(What you have to do) Extract each line where the string "that" shows up.

..........

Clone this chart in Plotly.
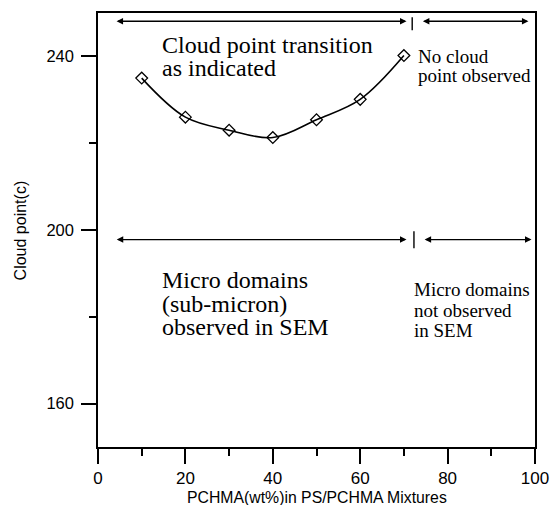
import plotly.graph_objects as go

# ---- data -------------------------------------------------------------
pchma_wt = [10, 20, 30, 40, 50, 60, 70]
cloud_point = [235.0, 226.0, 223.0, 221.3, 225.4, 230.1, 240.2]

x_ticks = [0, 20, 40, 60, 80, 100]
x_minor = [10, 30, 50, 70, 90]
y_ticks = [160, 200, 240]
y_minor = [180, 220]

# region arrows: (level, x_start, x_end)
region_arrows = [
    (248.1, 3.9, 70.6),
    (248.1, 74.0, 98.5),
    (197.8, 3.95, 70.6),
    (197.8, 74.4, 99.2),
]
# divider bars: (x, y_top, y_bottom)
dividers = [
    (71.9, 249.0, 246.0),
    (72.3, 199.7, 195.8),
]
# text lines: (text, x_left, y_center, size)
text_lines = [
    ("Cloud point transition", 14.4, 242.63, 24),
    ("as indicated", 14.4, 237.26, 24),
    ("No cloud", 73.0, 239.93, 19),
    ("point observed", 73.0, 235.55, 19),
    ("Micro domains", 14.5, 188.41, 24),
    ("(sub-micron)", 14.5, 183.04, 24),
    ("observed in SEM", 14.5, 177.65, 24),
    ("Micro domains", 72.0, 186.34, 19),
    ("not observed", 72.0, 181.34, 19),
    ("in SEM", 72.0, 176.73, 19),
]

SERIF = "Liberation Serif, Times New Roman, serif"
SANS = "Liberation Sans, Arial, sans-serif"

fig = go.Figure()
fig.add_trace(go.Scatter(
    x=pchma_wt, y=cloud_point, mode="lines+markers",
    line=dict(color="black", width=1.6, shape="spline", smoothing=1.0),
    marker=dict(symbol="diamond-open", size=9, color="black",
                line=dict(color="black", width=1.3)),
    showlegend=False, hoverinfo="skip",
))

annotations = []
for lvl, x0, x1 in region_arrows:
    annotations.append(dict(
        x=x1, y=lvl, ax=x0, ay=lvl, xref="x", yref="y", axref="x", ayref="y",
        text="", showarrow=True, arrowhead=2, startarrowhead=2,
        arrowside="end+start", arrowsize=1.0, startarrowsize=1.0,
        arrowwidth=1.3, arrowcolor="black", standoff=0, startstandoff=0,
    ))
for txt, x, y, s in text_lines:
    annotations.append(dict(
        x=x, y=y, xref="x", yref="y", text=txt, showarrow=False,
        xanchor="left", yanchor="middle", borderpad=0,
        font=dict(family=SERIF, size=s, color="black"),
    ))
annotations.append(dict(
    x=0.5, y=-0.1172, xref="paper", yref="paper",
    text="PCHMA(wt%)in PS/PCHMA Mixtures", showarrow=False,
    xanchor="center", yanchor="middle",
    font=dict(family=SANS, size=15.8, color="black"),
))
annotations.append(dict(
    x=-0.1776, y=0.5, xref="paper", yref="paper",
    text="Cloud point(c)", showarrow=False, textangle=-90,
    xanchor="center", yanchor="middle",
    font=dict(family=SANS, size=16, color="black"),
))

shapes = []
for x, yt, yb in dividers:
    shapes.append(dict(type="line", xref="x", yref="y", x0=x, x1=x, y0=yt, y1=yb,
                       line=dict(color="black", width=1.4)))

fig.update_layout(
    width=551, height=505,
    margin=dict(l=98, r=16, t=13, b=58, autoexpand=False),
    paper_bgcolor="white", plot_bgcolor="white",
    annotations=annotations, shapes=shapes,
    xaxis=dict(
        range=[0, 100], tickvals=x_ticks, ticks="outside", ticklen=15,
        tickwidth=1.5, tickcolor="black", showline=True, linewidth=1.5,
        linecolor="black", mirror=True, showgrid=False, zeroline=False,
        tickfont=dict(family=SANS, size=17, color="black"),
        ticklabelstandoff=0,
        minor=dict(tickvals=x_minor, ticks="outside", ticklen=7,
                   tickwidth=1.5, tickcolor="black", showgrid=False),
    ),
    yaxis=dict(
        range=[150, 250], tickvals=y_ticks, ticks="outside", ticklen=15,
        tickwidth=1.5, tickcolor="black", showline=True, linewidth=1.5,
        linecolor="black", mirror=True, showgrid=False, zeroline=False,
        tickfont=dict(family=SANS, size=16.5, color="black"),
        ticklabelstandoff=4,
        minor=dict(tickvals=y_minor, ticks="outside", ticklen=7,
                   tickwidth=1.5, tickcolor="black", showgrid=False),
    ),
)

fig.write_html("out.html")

..........

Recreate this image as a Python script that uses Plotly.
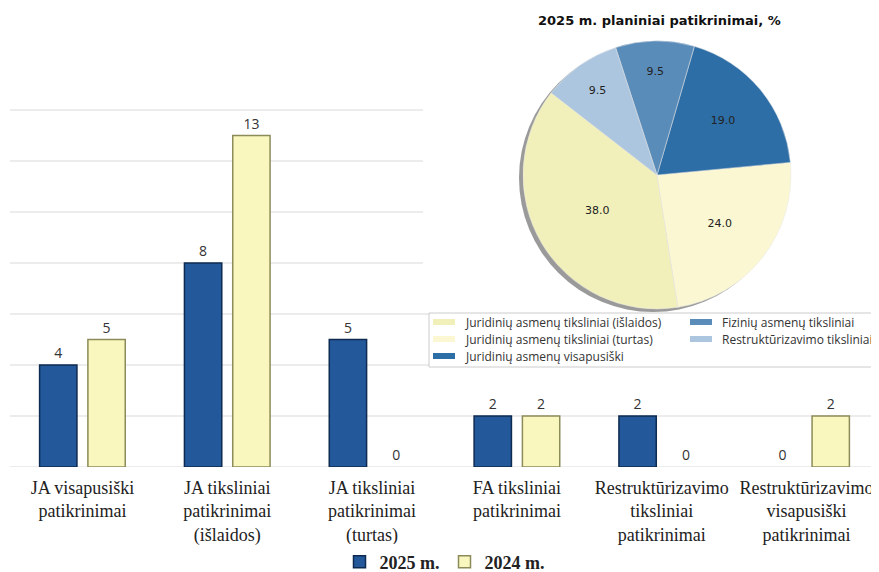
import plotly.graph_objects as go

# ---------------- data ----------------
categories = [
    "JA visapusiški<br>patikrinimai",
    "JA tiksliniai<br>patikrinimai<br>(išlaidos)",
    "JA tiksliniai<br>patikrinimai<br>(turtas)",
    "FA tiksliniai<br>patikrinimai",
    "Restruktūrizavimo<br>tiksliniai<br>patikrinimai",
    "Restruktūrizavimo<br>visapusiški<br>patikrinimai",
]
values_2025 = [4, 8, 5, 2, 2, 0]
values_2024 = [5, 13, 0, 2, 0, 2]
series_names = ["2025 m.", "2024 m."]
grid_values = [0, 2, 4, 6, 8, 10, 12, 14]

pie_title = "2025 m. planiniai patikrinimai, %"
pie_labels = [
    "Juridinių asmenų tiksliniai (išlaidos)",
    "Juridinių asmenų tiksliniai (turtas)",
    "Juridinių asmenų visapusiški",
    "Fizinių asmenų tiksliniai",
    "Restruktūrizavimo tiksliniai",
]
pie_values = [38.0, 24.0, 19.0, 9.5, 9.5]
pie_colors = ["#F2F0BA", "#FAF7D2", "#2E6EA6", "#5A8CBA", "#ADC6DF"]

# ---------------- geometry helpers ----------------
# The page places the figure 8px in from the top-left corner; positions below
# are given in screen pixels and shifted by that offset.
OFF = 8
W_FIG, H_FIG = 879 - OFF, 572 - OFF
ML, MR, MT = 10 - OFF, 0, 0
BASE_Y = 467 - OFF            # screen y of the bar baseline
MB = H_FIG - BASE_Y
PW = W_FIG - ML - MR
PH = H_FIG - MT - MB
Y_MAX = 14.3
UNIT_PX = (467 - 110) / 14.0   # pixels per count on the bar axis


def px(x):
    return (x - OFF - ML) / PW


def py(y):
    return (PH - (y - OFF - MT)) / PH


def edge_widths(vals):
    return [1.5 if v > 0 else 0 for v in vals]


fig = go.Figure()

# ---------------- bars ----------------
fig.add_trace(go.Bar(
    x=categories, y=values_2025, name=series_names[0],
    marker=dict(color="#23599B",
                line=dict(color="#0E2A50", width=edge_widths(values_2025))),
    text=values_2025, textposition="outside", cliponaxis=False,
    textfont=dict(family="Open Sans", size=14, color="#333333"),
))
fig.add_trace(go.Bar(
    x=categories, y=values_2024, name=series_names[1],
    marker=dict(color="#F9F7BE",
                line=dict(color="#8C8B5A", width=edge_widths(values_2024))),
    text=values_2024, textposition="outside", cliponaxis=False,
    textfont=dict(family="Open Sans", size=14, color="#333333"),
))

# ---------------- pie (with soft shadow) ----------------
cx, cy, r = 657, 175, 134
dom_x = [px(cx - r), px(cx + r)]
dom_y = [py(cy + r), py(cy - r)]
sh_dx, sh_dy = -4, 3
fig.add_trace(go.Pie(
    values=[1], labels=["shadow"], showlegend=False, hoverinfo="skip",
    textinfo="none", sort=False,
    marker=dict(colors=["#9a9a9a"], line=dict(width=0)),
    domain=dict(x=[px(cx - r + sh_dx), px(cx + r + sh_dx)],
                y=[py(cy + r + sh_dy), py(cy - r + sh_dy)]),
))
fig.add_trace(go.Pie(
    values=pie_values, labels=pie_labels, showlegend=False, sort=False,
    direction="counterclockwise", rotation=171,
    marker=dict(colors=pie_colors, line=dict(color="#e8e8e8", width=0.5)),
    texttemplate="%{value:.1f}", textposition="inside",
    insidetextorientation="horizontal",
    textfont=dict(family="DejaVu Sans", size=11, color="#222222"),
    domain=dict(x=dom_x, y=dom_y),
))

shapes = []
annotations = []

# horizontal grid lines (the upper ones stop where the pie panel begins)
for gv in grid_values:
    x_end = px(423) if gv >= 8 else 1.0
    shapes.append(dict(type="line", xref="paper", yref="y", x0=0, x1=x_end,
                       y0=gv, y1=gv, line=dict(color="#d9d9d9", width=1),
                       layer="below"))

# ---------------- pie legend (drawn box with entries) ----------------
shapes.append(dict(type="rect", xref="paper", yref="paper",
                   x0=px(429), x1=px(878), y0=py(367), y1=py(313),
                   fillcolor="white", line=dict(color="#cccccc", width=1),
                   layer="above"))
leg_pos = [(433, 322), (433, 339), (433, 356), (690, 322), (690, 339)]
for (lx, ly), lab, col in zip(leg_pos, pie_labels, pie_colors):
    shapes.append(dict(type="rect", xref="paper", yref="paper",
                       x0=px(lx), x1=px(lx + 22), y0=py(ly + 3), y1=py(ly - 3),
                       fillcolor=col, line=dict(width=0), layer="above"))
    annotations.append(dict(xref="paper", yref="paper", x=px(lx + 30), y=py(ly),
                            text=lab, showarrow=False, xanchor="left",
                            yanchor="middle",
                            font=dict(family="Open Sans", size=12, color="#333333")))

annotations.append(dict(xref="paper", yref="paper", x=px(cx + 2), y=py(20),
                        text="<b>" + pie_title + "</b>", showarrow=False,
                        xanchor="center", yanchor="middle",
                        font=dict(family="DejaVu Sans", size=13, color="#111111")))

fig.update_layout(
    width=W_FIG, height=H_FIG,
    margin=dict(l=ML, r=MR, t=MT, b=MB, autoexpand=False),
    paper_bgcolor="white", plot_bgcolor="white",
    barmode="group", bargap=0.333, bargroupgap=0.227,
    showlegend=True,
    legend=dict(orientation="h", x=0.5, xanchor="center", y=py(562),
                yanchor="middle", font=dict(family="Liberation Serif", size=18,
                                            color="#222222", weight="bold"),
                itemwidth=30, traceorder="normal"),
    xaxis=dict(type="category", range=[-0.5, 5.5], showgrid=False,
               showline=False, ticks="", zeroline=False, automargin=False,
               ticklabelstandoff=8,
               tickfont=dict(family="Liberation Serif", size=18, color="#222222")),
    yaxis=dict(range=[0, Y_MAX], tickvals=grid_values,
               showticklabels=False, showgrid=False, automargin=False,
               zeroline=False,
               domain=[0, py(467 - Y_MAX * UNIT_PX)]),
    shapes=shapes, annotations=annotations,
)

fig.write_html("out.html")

..........

(Correct answer)
Recreate this image as a Python script that uses Plotly.
# are given in screen pixels and shifted by that offset.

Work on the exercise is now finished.